Are you someone who’s got a knack for guiding and instructing others? Do you also have a keen interest in the unknown and ways of how things work? If the answer is yes to both of these questions, then becoming a science professor might be the career you’re looking for. However, becoming a science professor isn’t as simple as becoming just everyday teacher. Professors know the ins and outs of their preferred subject down to the smallest detail. In this article, we’ll be going over what you need to know about becoming a science professor.
Receive a Comprehensive College Education
The first step to becoming a science professor, and any career for that matter, is to attend college and immerse yourself in your studies. Since we’re talking about specifically science professors, your degree options are pretty narrow. Here’s a list of the degree programs that you can get to be a science professor:
- Computer science
- Computer engineering
- Biological sciences
- Cognitive science
- Geographical science
- Earth science
- Human biology
These are the options you have when choosing your undergraduate program. Once you choose and complete your bachelor’s degree, your next step is to earn your graduate degree. Unlike a BA, a master’s degree or Ph.D. is far harder to obtain because the work is more advanced. Furthermore, the cost of a graduate’s degree is substantially higher than a bachelor’s. The cost does ultimately depend on the university you go to and the state you’re in. Regardless, paying for this out of pocket can be difficult. A great way to quickly and efficiently finance your degree is to Earnest private student loans. A student loan can be used to pay for the tuition as well as any other supplies you might need. It can be used for your textbooks, a new computer, and even room and board, depending on your situation.

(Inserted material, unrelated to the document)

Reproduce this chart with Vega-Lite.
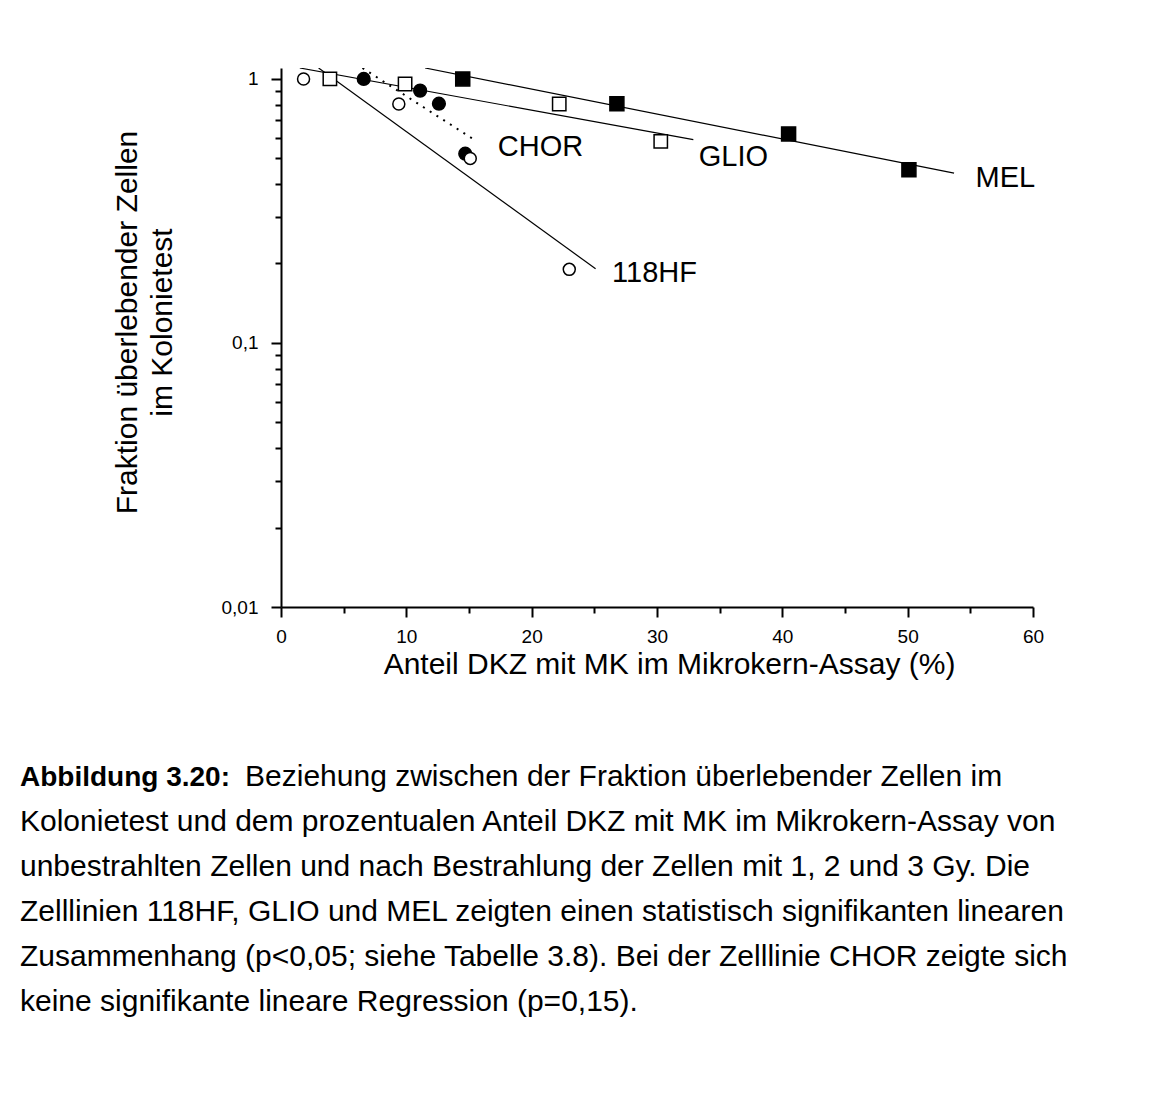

Apply for an Apprenticeship
Most who are looking to become a professor of any kind typically apply for an apprenticeship, and a science professor is no exception. In fact, there are a lot of advantages to getting involved in an apprenticeship. Not only will you be able to consider opportunity costs, you will be given the work experience you need, and you can also be given a remission on your tuition costs. It’s also possible that you can earn additional credit hours through your apprenticeship.
You Need to Master the Right Skills
No professor can succeed without having the proper skills under their belt. But learning these skills is only the beginning of it. You really need to master the necessary skills first. Here’s a list of the skills every science professor needs to have:
- Critical thinking
- Adapting to different learning styles
- Coming up with curriculums
- Effective time management
- Listening to students
- Problem solving
- Being charismatic
- Promoting teamwork
Honing these skills is absolutely paramount to be an effective professor. In fact, it’s because of these skills that you’ll be able to connect with your students better. This is especially true when it comes to being charismatic and actively listening to them. Some of your students may need additional guidance, so it falls to you to make the class easier and more enjoyable for them. This is where adapting to different learning styles comes in. Some are audible learners while others learn by visual representation.
Look to Acquiring Post-Doctoral Experience
Post-doctoral experience is something that a lot of professors-to-be hope to get before officially applying for a position. It’s basically a small course that allows people with a Ph.D. to get additional training and education for a specific field. This is something that’s recommended for science professors in particular because of the wide array of sub-categories. If your specialty is biochemistry, participating in a few lectures by other established professionals can help you refresh and learn something new. You can even model your curriculum around the advice you receive.
Since this is most likely your first time getting post-doctoral experience, you might not know how to go about this. Fortunately, we have a few tips to help you get comfortable with it. The first tip we have is to actively look for more than one mentor. You can stick with only one, but having multiple mentors can be far more beneficial. Each mentor has a different way of approaching the subject and know things that others might not. The whole premise of acquiring post-doctoral experience is to broaden your horizons and open your mind further, so you can apply everything you learn to your own career.